== The task ==
Write out each line that follows exactly as it stands, without the pictures.

== Data provided ==

────────────────

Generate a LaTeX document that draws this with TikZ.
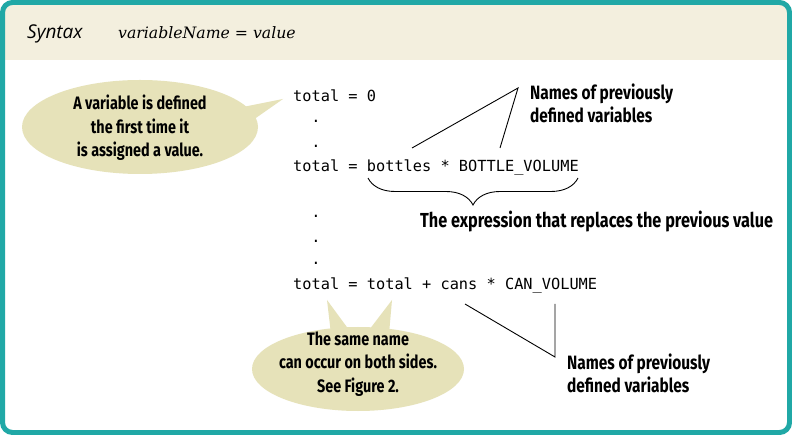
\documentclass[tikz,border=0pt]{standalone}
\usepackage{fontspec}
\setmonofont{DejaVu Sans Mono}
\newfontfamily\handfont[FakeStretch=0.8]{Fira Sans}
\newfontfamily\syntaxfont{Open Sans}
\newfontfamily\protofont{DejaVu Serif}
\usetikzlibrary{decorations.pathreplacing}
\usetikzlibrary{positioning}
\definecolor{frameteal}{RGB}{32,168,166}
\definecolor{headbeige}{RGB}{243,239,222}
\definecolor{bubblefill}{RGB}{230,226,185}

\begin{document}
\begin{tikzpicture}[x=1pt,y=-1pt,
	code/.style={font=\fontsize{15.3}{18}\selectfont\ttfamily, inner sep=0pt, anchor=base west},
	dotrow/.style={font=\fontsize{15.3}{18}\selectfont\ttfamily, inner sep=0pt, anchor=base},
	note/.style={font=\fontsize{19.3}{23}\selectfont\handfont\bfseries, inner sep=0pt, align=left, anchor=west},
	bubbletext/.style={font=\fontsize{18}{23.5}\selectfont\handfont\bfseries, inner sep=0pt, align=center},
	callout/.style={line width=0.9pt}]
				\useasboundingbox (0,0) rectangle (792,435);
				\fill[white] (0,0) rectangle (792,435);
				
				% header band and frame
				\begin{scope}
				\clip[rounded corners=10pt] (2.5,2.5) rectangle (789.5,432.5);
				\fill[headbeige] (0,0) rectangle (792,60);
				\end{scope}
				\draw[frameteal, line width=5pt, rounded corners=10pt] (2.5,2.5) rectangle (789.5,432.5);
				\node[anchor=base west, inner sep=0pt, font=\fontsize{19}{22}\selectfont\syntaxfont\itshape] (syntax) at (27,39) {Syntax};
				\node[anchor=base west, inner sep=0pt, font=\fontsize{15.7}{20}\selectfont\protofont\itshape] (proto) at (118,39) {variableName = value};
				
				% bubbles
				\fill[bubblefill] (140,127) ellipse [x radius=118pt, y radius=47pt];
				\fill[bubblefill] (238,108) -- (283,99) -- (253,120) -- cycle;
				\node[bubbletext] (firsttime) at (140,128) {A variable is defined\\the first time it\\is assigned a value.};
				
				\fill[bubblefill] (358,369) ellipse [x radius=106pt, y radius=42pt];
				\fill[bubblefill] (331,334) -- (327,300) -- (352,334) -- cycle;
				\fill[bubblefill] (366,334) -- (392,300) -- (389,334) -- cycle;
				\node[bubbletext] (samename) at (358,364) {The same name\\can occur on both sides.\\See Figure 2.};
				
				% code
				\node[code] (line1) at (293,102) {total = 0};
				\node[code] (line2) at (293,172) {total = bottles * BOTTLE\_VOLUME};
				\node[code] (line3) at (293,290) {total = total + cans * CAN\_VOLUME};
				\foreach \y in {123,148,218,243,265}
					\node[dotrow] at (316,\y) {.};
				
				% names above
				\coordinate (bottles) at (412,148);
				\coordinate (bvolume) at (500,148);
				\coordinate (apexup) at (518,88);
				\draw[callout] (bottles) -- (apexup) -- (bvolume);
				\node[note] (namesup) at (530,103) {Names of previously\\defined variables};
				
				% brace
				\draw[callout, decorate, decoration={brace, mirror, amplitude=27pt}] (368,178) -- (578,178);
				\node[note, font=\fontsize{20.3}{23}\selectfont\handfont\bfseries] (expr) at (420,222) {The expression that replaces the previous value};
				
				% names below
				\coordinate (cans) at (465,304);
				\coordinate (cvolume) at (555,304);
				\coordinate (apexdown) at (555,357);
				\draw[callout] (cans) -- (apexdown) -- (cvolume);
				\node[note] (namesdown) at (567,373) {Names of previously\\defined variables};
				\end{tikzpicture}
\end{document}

────────────────

== Output of the exercise ==
Generate a LaTeX document that draws this with TikZ.
\documentclass[tikz,border=0pt]{standalone}
\usepackage{fontspec}
\setmonofont{DejaVu Sans Mono}
\newfontfamily\handfont[FakeStretch=0.8]{Fira Sans}
\newfontfamily\syntaxfont{Open Sans}
\newfontfamily\protofont{DejaVu Serif}
\usetikzlibrary{decorations.pathreplacing}
\usetikzlibrary{positioning}
\definecolor{frameteal}{RGB}{32,168,166}
\definecolor{headbeige}{RGB}{243,239,222}
\definecolor{bubblefill}{RGB}{230,226,185}

\begin{document}
\begin{tikzpicture}[x=1pt,y=-1pt,
	code/.style={font=\fontsize{15.3}{18}\selectfont\ttfamily, inner sep=0pt, anchor=base west},
	dotrow/.style={font=\fontsize{15.3}{18}\selectfont\ttfamily, inner sep=0pt, anchor=base},
	note/.style={font=\fontsize{19.3}{23}\selectfont\handfont\bfseries, inner sep=0pt, align=left, anchor=west},
	bubbletext/.style={font=\fontsize{18}{23.5}\selectfont\handfont\bfseries, inner sep=0pt, align=center},
	callout/.style={line width=0.9pt}]
				\useasboundingbox (0,0) rectangle (792,435);
				\fill[white] (0,0) rectangle (792,435);
				
				% header band and frame
				\begin{scope}
				\clip[rounded corners=10pt] (2.5,2.5) rectangle (789.5,432.5);
				\fill[headbeige] (0,0) rectangle (792,60);
				\end{scope}
				\draw[frameteal, line width=5pt, rounded corners=10pt] (2.5,2.5) rectangle (789.5,432.5);
				\node[anchor=base west, inner sep=0pt, font=\fontsize{19}{22}\selectfont\syntaxfont\itshape] (syntax) at (27,39) {Syntax};
				\node[anchor=base west, inner sep=0pt, font=\fontsize{15.7}{20}\selectfont\protofont\itshape] (proto) at (118,39) {variableName = value};
				
				% bubbles
				\fill[bubblefill] (140,127) ellipse [x radius=118pt, y radius=47pt];
				\fill[bubblefill] (238,108) -- (283,99) -- (253,120) -- cycle;
				\node[bubbletext] (firsttime) at (140,128) {A variable is defined\\the first time it\\is assigned a value.};
				
				\fill[bubblefill] (358,369) ellipse [x radius=106pt, y radius=42pt];
				\fill[bubblefill] (331,334) -- (327,300) -- (352,334) -- cycle;
				\fill[bubblefill] (366,334) -- (392,300) -- (389,334) -- cycle;
				\node[bubbletext] (samename) at (358,364) {The same name\\can occur on both sides.\\See Figure 2.};
				
				% code
				\node[code] (line1) at (293,102) {total = 0};
				\node[code] (line2) at (293,172) {total = bottles * BOTTLE\_VOLUME};
				\node[code] (line3) at (293,290) {total = total + cans * CAN\_VOLUME};
				\foreach \y in {123,148,218,243,265}
					\node[dotrow] at (316,\y) {.};
				
				% names above
				\coordinate (bottles) at (412,148);
				\coordinate (bvolume) at (500,148);
				\coordinate (apexup) at (518,88);
				\draw[callout] (bottles) -- (apexup) -- (bvolume);
				\node[note] (namesup) at (530,103) {Names of previously\\defined variables};
				
				% brace
				\draw[callout, decorate, decoration={brace, mirror, amplitude=27pt}] (368,178) -- (578,178);
				\node[note, font=\fontsize{20.3}{23}\selectfont\handfont\bfseries] (expr) at (420,222) {The expression that replaces the previous value};
				
				% names below
				\coordinate (cans) at (465,304);
				\coordinate (cvolume) at (555,304);
				\coordinate (apexdown) at (555,357);
				\draw[callout] (cans) -- (apexdown) -- (cvolume);
				\node[note] (namesdown) at (567,373) {Names of previously\\defined variables};
				\end{tikzpicture}
\end{document}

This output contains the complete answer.